Partivano con la speranza di attraversare l’Oceano in tempi brevi, invece non bastavano trenta giorni di navigazione. Gli emigranti dovevano affrontare “quel mare grande quanto il cielo, un mare così grande che sembrava non finire mai”, trenta o quaranta giorni di mare e cielo per arrivare a New York, la famosa Ellis Island, la loro Novayorca  o a Bruccolino o a Bonosairi o a Muntivideo… New York, Brooklyn, Buenos Aires, Montevideo tanti nomi strani per   l’emigrante che partiva per la ‘Merica senza conoscere la nuova lingua,  con la sola speranza di un futuro migliore.
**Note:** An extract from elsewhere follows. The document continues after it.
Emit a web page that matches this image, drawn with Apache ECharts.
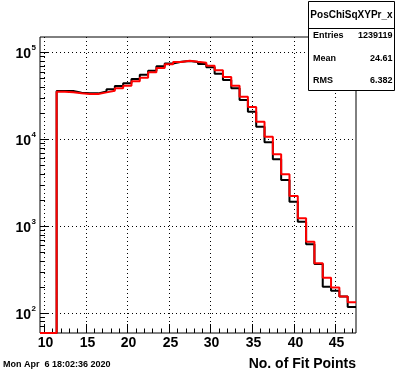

I bastimenti partivano con  il loro carico d’umanità stipato su ponti e stive e si portavano  appresso sacchi strapieni, bauli, topi e valigie, stracci e ogni genere  di cose. Gli emigranti partivano con la speranza che solo la ‘Merica poteva offrire, tutti assieme, alla ricerca di una nuova vita. Molti di loro  trovavano lavoro e soldi per vivere dignitosamente, altri solo lontananza e un infinito senso di nostalgia. Lasciavano affetti, le case e le cose, si portavano dietro, racchiuso nel portafogli, il loro   scrigno della memoria, le foto dei parenti più cari, le immaginette  sacre dei propri santi. San Francesco di Paola per il lungo viaggio sul mare, Santa Lucia per gli occhi, Santi Cosma e Damiano a protezione della salute. Tanti santi diversi per arrivare bene e ricominciare, sotto la loro protezione, la nuova vita al di là dell’Oceano. Nel nuovo continente ricostruivano la nuova immagine fatta, molte volte con l’illusione di una vita diversa, da anelli di giallo oro americano,  scarpe nere lucide e scricchiolanti, portafogli di pelle di coccodrillo, un’auto e un vestito nuovo per fare le foto da spedire ai parenti rimasti al paese.
Molte volte vestito, accessori e automobili erano solo noleggiati per il tempo necessario per fare le foto e poter dire, almeno  attraverso l’immagine spedita “ecco come stiamo bene, qui in America”.